Prospective advances include meta-learned speaker encoders for true zero-shot conversion, multilingual content models, controllable expressive conversion, and highly parallelized, streaming architectures overcoming phase/modeling bottlenecks. The interplay of self-supervised content models, explicit prosodic control, and scalable adversarial training is a major theme guiding future VC system development.

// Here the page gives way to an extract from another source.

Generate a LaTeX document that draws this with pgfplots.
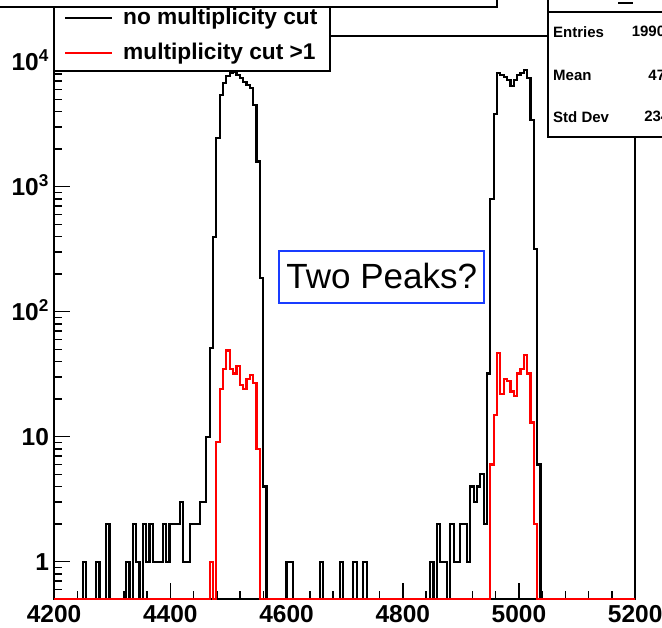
\documentclass[border=0pt]{standalone}
\usepackage{pgfplots}
\pgfplotsset{compat=1.18}
\usepackage{fontspec}
\setmainfont{Liberation Sans}

\definecolor{histred}{RGB}{255,0,0}
\definecolor{boxblue}{RGB}{25,60,255}

\begin{document}
\begin{tikzpicture}[x=1pt,y=1pt]
\begin{axis}[
  at={(54.1pt,28.7pt)}, anchor=south west,
  scale only axis, width=581.1pt, height=563.3pt,
  xmin=4200, xmax=5200,
  ymode=log, ymin=0.5, ymax=16058,
  axis line style={line width=2pt},
  tick align=inside,
  xtick pos=left, ytick pos=left,
  major tick length=16pt, minor tick length=8pt,
  every tick/.append style={line width=1.5pt, black},
  every minor tick/.append style={line width=1.5pt, black},
  xtick={4200,4400,4600,4800,5000,5200},
  xticklabels={4200,4400,4600,4800,5000,5200},
  minor x tick num=4,
  ytick={1,10,100,1000,10000},
  yticklabels={1,10,10\textsuperscript{2},10\textsuperscript{3},10\textsuperscript{4}},
  minor ytick={0.6,0.7,0.8,0.9,2,3,4,5,6,7,8,9,20,30,40,50,60,70,80,90,
               200,300,400,500,600,700,800,900,2000,3000,4000,5000,6000,7000,8000,9000},
  tick label style={font=\fontsize{24.5}{26}\selectfont\bfseries},
  xticklabel style={inner sep=0pt, yshift=-5.5pt},
  yticklabel style={anchor=base east, inner sep=0pt, xshift=-5pt, yshift=-8.8pt},
]
% no multiplicity cut (bin width 5.75, empty bins at the floor 0.5)
\addplot[const plot mark left, mark=none, black, line width=2.2pt] coordinates {
(4180.25,0.5)
(4249.25,1) (4255,0.5)
(4272.25,1) (4278,0.5)
(4289.5,2) (4295.25,0.5)
(4324,1) (4329.75,0.5)
(4335.5,2) (4341.25,1) (4347,0.5) (4352.75,2) (4358.5,1) (4364.25,2) (4370,1)
(4387.25,2) (4393,1) (4398.75,2) (4416,3) (4421.75,1) (4433.25,2) (4450.5,3)
(4462,10) (4467.75,51) (4473.5,395) (4479.25,2440) (4485,5420) (4490.75,6720)
(4496.5,7690) (4502.25,8080) (4508,8300) (4513.75,7830) (4519.5,7360) (4525.25,6920)
(4531,6510) (4536.75,6120) (4542.5,4500) (4548.25,1590) (4554,185) (4559.75,4) (4565.5,0.5)
(4600,1) (4611.5,0.5)
(4657.5,1) (4663.25,0.5)
(4692,1) (4697.75,0.5)
(4715,1) (4720.75,0.5)
(4732.25,1) (4738,0.5)
(4847.25,1) (4853,0.5) (4858.75,2) (4864.5,1) (4876,0.5) (4881.75,2) (4887.5,1)
(4899,2) (4910.5,1) (4916.25,4) (4922,3) (4927.75,4) (4933.5,5) (4939.25,2)
(4945,32) (4950.75,800) (4956.5,3800) (4962.25,8170) (4968,7830) (4973.75,7500)
(4979.5,7140) (4985.25,6400) (4991,7140) (4996.75,7830) (5002.5,8170) (5008.25,8600)
(5014,7360) (5019.75,3400) (5025.5,316) (5031.25,6) (5037,0.5) (5203.75,0.5)
};
% multiplicity cut > 1
\addplot[const plot mark left, mark=none, histred, line width=2.2pt] coordinates {
(4180.25,0.5) (4467.75,1) (4473.5,0.5)
(4479.25,9) (4485,24) (4490.75,35) (4496.5,49) (4502.25,35) (4508,32) (4513.75,37)
(4519.5,26) (4525.25,24) (4531,29) (4536.75,31) (4542.5,27) (4548.25,8) (4554,0.5)
(4950.75,6) (4956.5,15) (4962.25,47) (4968,22) (4973.75,29) (4979.5,28) (4985.25,23)
(4991,21) (4996.75,32) (5002.5,35) (5008.25,45) (5014,32) (5019.75,13) (5025.5,2)
(5031.25,0.5) (5203.75,0.5)
};
\end{axis}

% title box edge along the top
\draw[line width=1.5pt] (-5,621) -- (497,621) -- (497,640);

% legend
\draw[line width=1.6pt, fill=white] (54,557) rectangle (330,621);
\draw[line width=2pt, black] (65,609.7) -- (112,609.7);
\draw[line width=2pt, histred] (65,574.7) -- (112,574.7);
\node[anchor=west, inner sep=0pt, font=\fontsize{22.7}{26}\selectfont\bfseries] at (123,609.7) {no multiplicity cut};
\node[anchor=west, inner sep=0pt, font=\fontsize{22.7}{26}\selectfont\bfseries] at (123,574.7) {multiplicity cut >1};

% statistics box
\draw[line width=1.7pt, fill=white] (548,491) rectangle (720,640);
\draw[line width=1.5pt] (548,616) -- (720,616);
\draw[line width=1.5pt] (618,625) -- (633,625);
\begin{scope}[every node/.style={inner sep=0pt, font=\fontsize{15}{17}\selectfont\bfseries}]
\node[anchor=west] at (553,596.3) {Entries};
\node[anchor=west] at (553,553) {Mean};
\node[anchor=west] at (553,511.3) {Std Dev};
\node[anchor=east] at (682,596.3) {199060};
\node[anchor=east] at (682,553) {4765};
\node[anchor=east] at (682,511.3) {234.9};
\end{scope}

% annotation
\draw[line width=1.8pt, boxblue, fill=white] (279.3,325.3) rectangle (484.3,377.3);
\node[anchor=base, inner sep=0pt, font=\fontsize{35}{40}\selectfont] at (381.8,339.7) {Two Peaks?};

\pgfresetboundingbox
\useasboundingbox (0,0) rectangle (662,628);
\end{tikzpicture}
\end{document}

7. Summary of State-of-the-Art Performance

Recent leading systems such as QuickVC, HiFi-VC, and O_O-VC achieve naturalness MOS >4.0, S-MOS >3.5, and intelligibility (WER) below 2.5%, while operating at >250kHz real-time factor on modern CPUs. Objective and subjective tests confirm that the best systems match or surpass reference (ground truth) naturalness and similarity on in-domain voices, while maintaining near-zero lag for streaming deployment (Guo et al., 2023, Kashkin et al., 2022, Tu et al., 10 Oct 2025). However, minor weaknesses persist for zero-shot (unseen speaker) and highly transient or low-energy inputs due to phase and synthesis filter limitations.

Careful design of speaker-invariant content representations, integration of explicit prosodic controls, synthetic-data alignment for many-to-many and cross-lingual tasks, and incremental improvements to neural waveform synthesis together define the trajectory of the modern VC field.